Copy out the listing that follows, exact in every word, and skip the images.

━━━━

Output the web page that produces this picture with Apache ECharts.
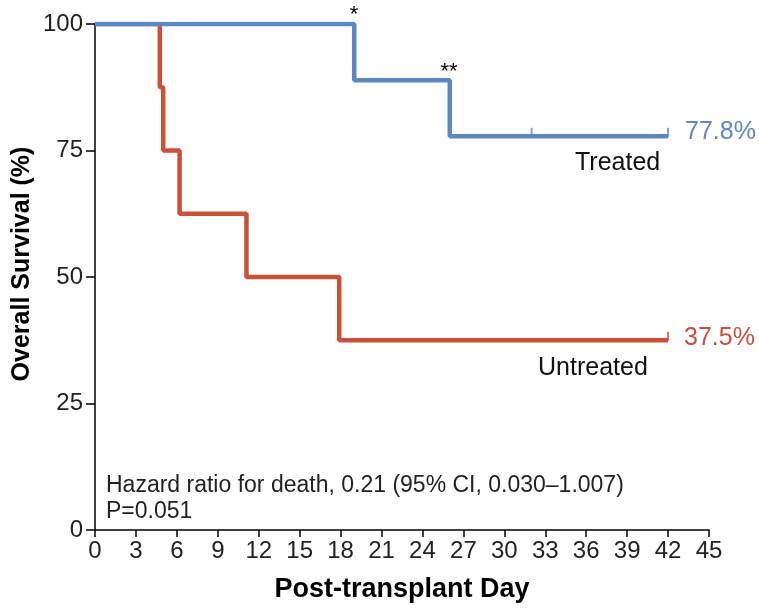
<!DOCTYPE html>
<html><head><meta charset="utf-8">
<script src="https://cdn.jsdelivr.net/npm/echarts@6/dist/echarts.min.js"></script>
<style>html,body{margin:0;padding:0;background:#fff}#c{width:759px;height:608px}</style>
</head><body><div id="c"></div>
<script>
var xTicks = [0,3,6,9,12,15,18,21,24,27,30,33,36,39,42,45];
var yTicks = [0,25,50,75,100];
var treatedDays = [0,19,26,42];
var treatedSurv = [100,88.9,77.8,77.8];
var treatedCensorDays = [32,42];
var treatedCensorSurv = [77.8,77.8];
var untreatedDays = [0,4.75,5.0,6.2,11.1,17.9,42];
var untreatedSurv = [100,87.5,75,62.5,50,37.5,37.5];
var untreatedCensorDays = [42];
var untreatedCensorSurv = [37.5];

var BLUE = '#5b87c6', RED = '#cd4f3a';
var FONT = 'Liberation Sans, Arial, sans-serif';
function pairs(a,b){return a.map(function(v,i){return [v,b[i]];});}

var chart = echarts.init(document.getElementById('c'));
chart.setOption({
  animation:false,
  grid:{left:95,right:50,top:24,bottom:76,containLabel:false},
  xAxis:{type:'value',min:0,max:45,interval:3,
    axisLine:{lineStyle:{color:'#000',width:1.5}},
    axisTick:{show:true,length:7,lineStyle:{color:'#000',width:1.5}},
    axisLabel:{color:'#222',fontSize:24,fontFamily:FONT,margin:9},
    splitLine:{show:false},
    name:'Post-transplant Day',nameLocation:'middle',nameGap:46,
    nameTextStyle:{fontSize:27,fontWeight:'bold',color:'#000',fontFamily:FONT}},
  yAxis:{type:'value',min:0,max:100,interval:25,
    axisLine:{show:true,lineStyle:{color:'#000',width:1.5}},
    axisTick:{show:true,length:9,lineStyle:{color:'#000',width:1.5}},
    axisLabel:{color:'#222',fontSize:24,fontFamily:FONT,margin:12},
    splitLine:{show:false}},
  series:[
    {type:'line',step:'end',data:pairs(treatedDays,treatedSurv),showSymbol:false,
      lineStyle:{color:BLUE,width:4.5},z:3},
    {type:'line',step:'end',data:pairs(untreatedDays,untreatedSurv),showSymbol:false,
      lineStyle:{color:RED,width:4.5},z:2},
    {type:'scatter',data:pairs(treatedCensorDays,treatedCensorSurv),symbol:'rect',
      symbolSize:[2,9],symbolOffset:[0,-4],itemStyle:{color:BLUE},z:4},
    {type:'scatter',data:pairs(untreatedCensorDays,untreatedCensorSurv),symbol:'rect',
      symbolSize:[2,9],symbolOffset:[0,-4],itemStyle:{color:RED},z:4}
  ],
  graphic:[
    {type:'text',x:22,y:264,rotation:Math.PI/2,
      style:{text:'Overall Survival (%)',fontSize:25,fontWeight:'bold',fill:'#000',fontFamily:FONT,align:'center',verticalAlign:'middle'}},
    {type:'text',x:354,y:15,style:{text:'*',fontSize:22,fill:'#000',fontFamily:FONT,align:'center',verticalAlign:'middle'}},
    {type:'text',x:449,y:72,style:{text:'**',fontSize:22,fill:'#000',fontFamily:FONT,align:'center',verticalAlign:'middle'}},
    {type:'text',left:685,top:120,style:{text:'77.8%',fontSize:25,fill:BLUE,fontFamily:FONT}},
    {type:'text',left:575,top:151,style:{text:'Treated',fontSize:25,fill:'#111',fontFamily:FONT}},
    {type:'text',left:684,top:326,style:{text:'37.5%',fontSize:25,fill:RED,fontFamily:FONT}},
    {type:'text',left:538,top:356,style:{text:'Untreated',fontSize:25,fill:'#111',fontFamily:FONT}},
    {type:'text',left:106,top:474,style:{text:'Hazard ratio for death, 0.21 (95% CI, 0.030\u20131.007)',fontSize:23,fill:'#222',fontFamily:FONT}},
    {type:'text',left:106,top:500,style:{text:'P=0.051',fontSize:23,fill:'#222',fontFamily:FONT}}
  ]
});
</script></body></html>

━━━━

** Task output **
Output the web page that produces this picture with Apache ECharts.
<!DOCTYPE html>
<html><head><meta charset="utf-8">
<script src="https://cdn.jsdelivr.net/npm/echarts@6/dist/echarts.min.js"></script>
<style>html,body{margin:0;padding:0;background:#fff}#c{width:759px;height:608px}</style>
</head><body><div id="c"></div>
<script>
var xTicks = [0,3,6,9,12,15,18,21,24,27,30,33,36,39,42,45];
var yTicks = [0,25,50,75,100];
var treatedDays = [0,19,26,42];
var treatedSurv = [100,88.9,77.8,77.8];
var treatedCensorDays = [32,42];
var treatedCensorSurv = [77.8,77.8];
var untreatedDays = [0,4.75,5.0,6.2,11.1,17.9,42];
var untreatedSurv = [100,87.5,75,62.5,50,37.5,37.5];
var untreatedCensorDays = [42];
var untreatedCensorSurv = [37.5];

var BLUE = '#5b87c6', RED = '#cd4f3a';
var FONT = 'Liberation Sans, Arial, sans-serif';
function pairs(a,b){return a.map(function(v,i){return [v,b[i]];});}

var chart = echarts.init(document.getElementById('c'));
chart.setOption({
  animation:false,
  grid:{left:95,right:50,top:24,bottom:76,containLabel:false},
  xAxis:{type:'value',min:0,max:45,interval:3,
    axisLine:{lineStyle:{color:'#000',width:1.5}},
    axisTick:{show:true,length:7,lineStyle:{color:'#000',width:1.5}},
    axisLabel:{color:'#222',fontSize:24,fontFamily:FONT,margin:9},
    splitLine:{show:false},
    name:'Post-transplant Day',nameLocation:'middle',nameGap:46,
    nameTextStyle:{fontSize:27,fontWeight:'bold',color:'#000',fontFamily:FONT}},
  yAxis:{type:'value',min:0,max:100,interval:25,
    axisLine:{show:true,lineStyle:{color:'#000',width:1.5}},
    axisTick:{show:true,length:9,lineStyle:{color:'#000',width:1.5}},
    axisLabel:{color:'#222',fontSize:24,fontFamily:FONT,margin:12},
    splitLine:{show:false}},
  series:[
    {type:'line',step:'end',data:pairs(treatedDays,treatedSurv),showSymbol:false,
      lineStyle:{color:BLUE,width:4.5},z:3},
    {type:'line',step:'end',data:pairs(untreatedDays,untreatedSurv),showSymbol:false,
      lineStyle:{color:RED,width:4.5},z:2},
    {type:'scatter',data:pairs(treatedCensorDays,treatedCensorSurv),symbol:'rect',
      symbolSize:[2,9],symbolOffset:[0,-4],itemStyle:{color:BLUE},z:4},
    {type:'scatter',data:pairs(untreatedCensorDays,untreatedCensorSurv),symbol:'rect',
      symbolSize:[2,9],symbolOffset:[0,-4],itemStyle:{color:RED},z:4}
  ],
  graphic:[
    {type:'text',x:22,y:264,rotation:Math.PI/2,
      style:{text:'Overall Survival (%)',fontSize:25,fontWeight:'bold',fill:'#000',fontFamily:FONT,align:'center',verticalAlign:'middle'}},
    {type:'text',x:354,y:15,style:{text:'*',fontSize:22,fill:'#000',fontFamily:FONT,align:'center',verticalAlign:'middle'}},
    {type:'text',x:449,y:72,style:{text:'**',fontSize:22,fill:'#000',fontFamily:FONT,align:'center',verticalAlign:'middle'}},
    {type:'text',left:685,top:120,style:{text:'77.8%',fontSize:25,fill:BLUE,fontFamily:FONT}},
    {type:'text',left:575,top:151,style:{text:'Treated',fontSize:25,fill:'#111',fontFamily:FONT}},
    {type:'text',left:684,top:326,style:{text:'37.5%',fontSize:25,fill:RED,fontFamily:FONT}},
    {type:'text',left:538,top:356,style:{text:'Untreated',fontSize:25,fill:'#111',fontFamily:FONT}},
    {type:'text',left:106,top:474,style:{text:'Hazard ratio for death, 0.21 (95% CI, 0.030\u20131.007)',fontSize:23,fill:'#222',fontFamily:FONT}},
    {type:'text',left:106,top:500,style:{text:'P=0.051',fontSize:23,fill:'#222',fontFamily:FONT}}
  ]
});
</script></body></html>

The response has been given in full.